Una storia vera di convivenza, cura e coraggio quando i manicomi chiudevano e le alternative non esistevano. Mercoledì 29 ottobre 2025, alle ore 17:30, il Chiostro Nina Vinchi del Piccolo Teatro di Milano (via Rovello 2) ospita la presentazione del libro I fragili. Pionieri della de-istituzionalizzazione, scritto da don Virginio Colmegna con Vita Casavola, Ornella Kauffmann e Nicoletta Bortolotti, e pubblicato da Castelvecchi Editore.
Durante l’incontro interverrà il nostro presidente, don Virginio Colmegna, già protagonista negli anni Ottanta di una delle prime e più significative esperienze italiane di accoglienza comunitaria per persone con problemi di salute mentale: la Cascina Parpagliona, a Sesto San Giovanni.
Ad accompagnare la presentazione, ci sarà un reading teatrale tratto dalle testimonianze raccolte nel libro, a cura del Teatro Officina, con Massimo De Vita, Daniela Airoldi Bianchi e Naraiana Degli Innocenti. L’adattamento drammaturgico è firmato da Cristina Dongiovanni.

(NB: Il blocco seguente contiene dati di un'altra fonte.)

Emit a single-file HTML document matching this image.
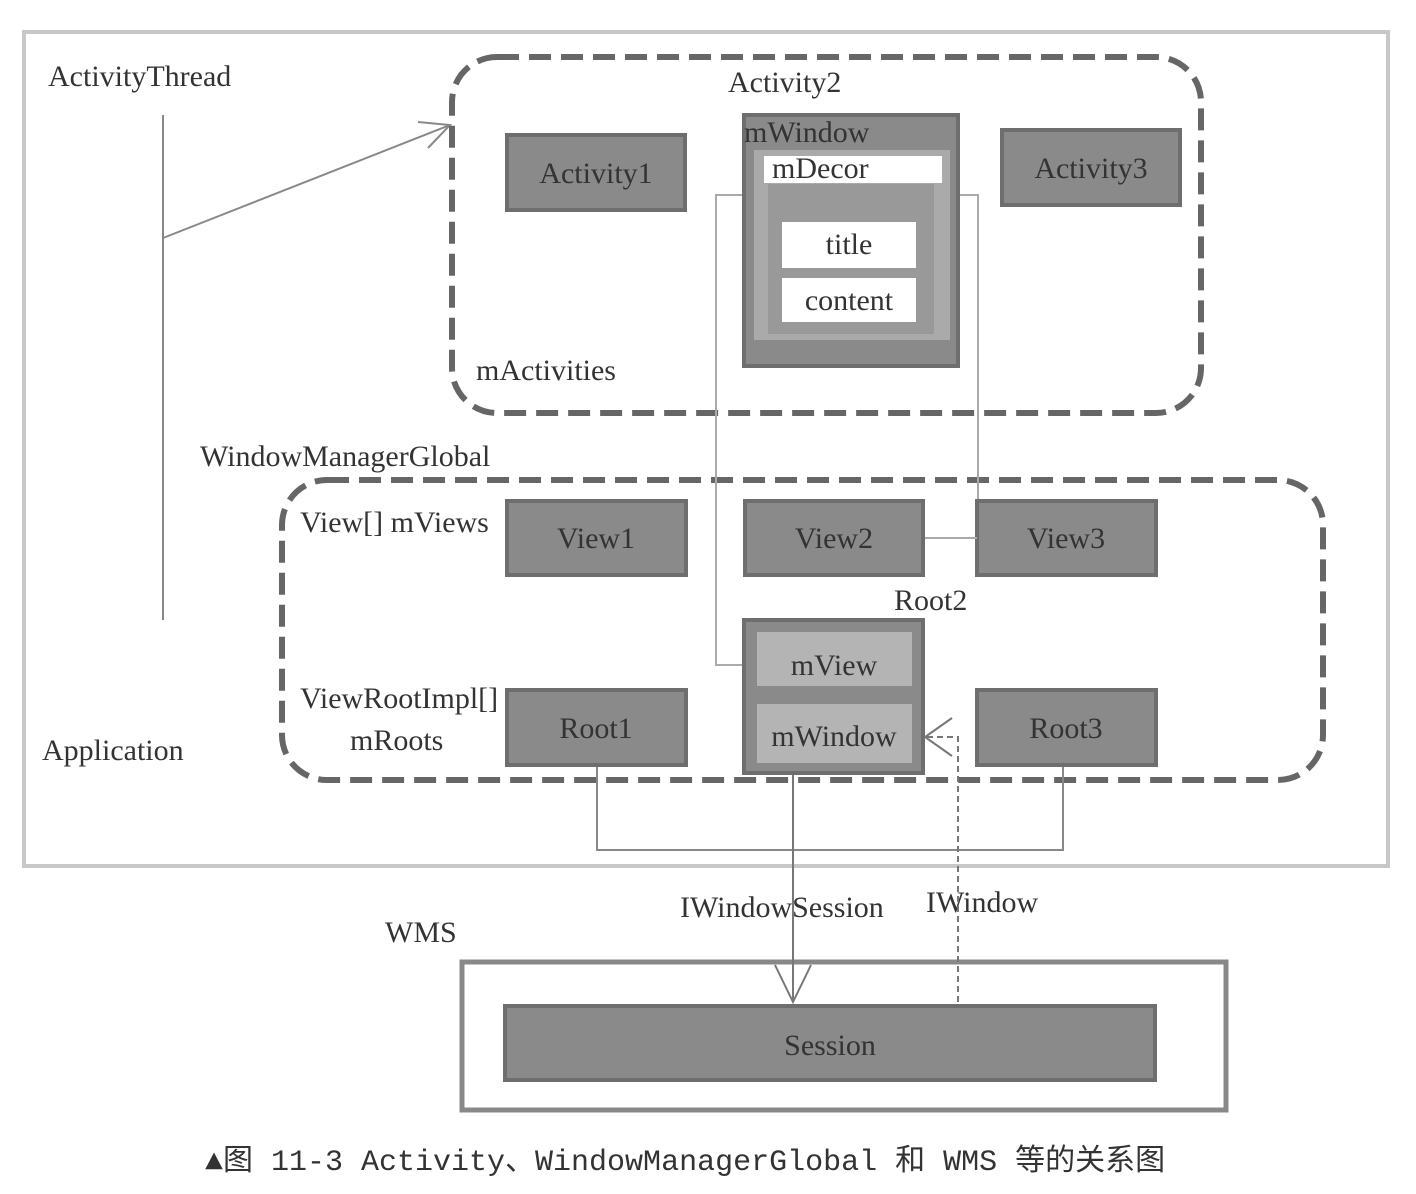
<!DOCTYPE html>
<html><head><meta charset="utf-8"><style>
body{margin:0;background:#fff}
svg text{font-family:"Liberation Serif",serif;fill:#333}
</style></head><body>
<svg width="1416" height="1189" viewBox="0 0 1416 1189" xmlns="http://www.w3.org/2000/svg">
<rect x="0" y="0" width="1416" height="1189" fill="#fff"/>
<rect x="24" y="32" width="1364" height="834" fill="none" stroke="#c8c8c8" stroke-width="4"/>
<g font-size="30">
<text x="48" y="86">ActivityThread</text>
<text x="42" y="760">Application</text>
</g>
<line x1="163" y1="115" x2="163" y2="620" stroke="#888" stroke-width="2"/>
<polyline points="163,238 450,125" stroke="#888" stroke-width="2" fill="none"/>
<polyline points="418,122 450,125 428,148" stroke="#888" stroke-width="2" fill="none"/>
<rect x="452" y="57" width="749" height="356" rx="45" fill="none" stroke="#666" stroke-width="6" stroke-dasharray="22 10"/>
<rect x="282" y="480" width="1041" height="300" rx="45" fill="none" stroke="#666" stroke-width="6" stroke-dasharray="22 10"/>
<g font-size="30">
<text x="728" y="92">Activity2</text>
<text x="476" y="380">mActivities</text>
<text x="200" y="466">WindowManagerGlobal</text>
<text x="300" y="532">View[] mViews</text>
<text x="300" y="708">ViewRootImpl[]</text>
<text x="350" y="750">mRoots</text>
<text x="894" y="610">Root2</text>
<text x="680" y="917">IWindowSession</text>
<text x="926" y="912">IWindow</text>
<text x="385" y="942">WMS</text>
</g>
<!-- connectors -->
<polyline points="745,195 716,195 716,665 757,665" stroke="#aaa" stroke-width="2" fill="none"/>
<polyline points="958,195 978,195 978,538 925,538" stroke="#aaa" stroke-width="2" fill="none"/>
<g fill="#8a8a8a" stroke="#6e6e6e" stroke-width="4">
<rect x="507" y="135" width="178" height="75"/>
<rect x="1002" y="130" width="178" height="75"/>
<rect x="744" y="115" width="214" height="251"/>
<rect x="507" y="501" width="179" height="74"/>
<rect x="745" y="501" width="178" height="74"/>
<rect x="977" y="501" width="179" height="74"/>
<rect x="744" y="620" width="179" height="153"/>
<rect x="507" y="690" width="179" height="75"/>
<rect x="977" y="690" width="179" height="75"/>
</g>
<rect x="754" y="150" width="196" height="190" fill="#aaa"/>
<rect x="764" y="156" width="178" height="27" fill="#fff"/>
<rect x="768" y="184" width="166" height="150" fill="#999"/>
<rect x="782" y="222" width="134" height="46" fill="#fff"/>
<rect x="782" y="278" width="134" height="44" fill="#fff"/>
<rect x="757" y="632" width="155" height="54" fill="#b4b4b4"/>
<rect x="757" y="704" width="155" height="59" fill="#b4b4b4"/>
<line x1="925" y1="538" x2="977" y2="538" stroke="#aaa" stroke-width="2"/>
<g font-size="30">
<text x="744" y="142">mWindow</text>
<text x="772" y="178">mDecor</text>
<text x="849" y="254" text-anchor="middle">title</text>
<text x="849" y="310" text-anchor="middle">content</text>
<text x="596" y="183" text-anchor="middle">Activity1</text>
<text x="1091" y="178" text-anchor="middle">Activity3</text>
<text x="596" y="548" text-anchor="middle">View1</text>
<text x="834" y="548" text-anchor="middle">View2</text>
<text x="1066" y="548" text-anchor="middle">View3</text>
<text x="834" y="675" text-anchor="middle">mView</text>
<text x="834" y="746" text-anchor="middle">mWindow</text>
<text x="596" y="738" text-anchor="middle">Root1</text>
<text x="1066" y="738" text-anchor="middle">Root3</text>
</g>
<polyline points="597,767 597,850 1063,850 1063,767" stroke="#888" stroke-width="2" fill="none"/>
<rect x="462" y="962" width="764" height="148" fill="none" stroke="#888" stroke-width="5"/>
<rect x="505" y="1006" width="650" height="74" fill="#8a8a8a" stroke="#6e6e6e" stroke-width="4"/>
<text x="830" y="1055" font-size="30" text-anchor="middle">Session</text>
<line x1="793" y1="775" x2="793" y2="1002" stroke="#777" stroke-width="2"/>
<polyline points="775,965 793,1002 811,965" stroke="#777" stroke-width="2" fill="none"/>
<polyline points="958,1002 958,737 925,737" stroke="#777" stroke-width="2" fill="none" stroke-dasharray="6 4"/>
<polyline points="952,718 925,737 952,756" stroke="#777" stroke-width="2" fill="none"/>
<text x="205" y="1170" font-size="30" font-family="Liberation Mono, Noto Sans CJK SC, monospace" style="font-family:'Liberation Mono','Noto Sans CJK SC',monospace">▲图 11-3  Activity、WindowManagerGlobal 和 WMS 等的关系图</text>
</svg>
</body></html>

Il Teatro Officina ha seguito fin dagli inizi le sperimentazioni sociali avviate da don Colmegna, allora parroco a Sesto San Giovanni, traducendo spesso in linguaggio scenico esperienze che nascevano nelle periferie, tra bisogni concreti e visioni collettive.
L’evento è a ingresso gratuito, con prenotazione consigliata sul sito del Teatro Officina. I posti disponibili sono 30.
Il volume ricostruisce una stagione di passaggio cruciale, seguita alla Legge 180, quando i manicomi venivano chiusi, ma ancora non esisteva un sistema di servizi territoriali capace di rispondere in modo strutturato ai bisogni delle persone con disabilità psichica e delle loro famiglie. In quel vuoto normativo e operativo, don Colmegna e un gruppo di volontari e operatori sociali avviarono una sperimentazione concreta: aprire le porte di una casa, vivere insieme ai fragili, condividere la quotidianità.
Nel 1986, a Sesto San Giovanni, nacque così una comunità diversa, in cui la cura non passava per l’isolamento, ma per la vicinanza, la relazione, la rete familiare e di quartiere. Una scelta radicale di “stare in mezzo”, come Don Colmegna ama dire: non per assistere, ma per convivere, riconoscendo dignità, bisogni e risorse della persona, e costruendo percorsi di autonomia sostenuti dal contesto sociale.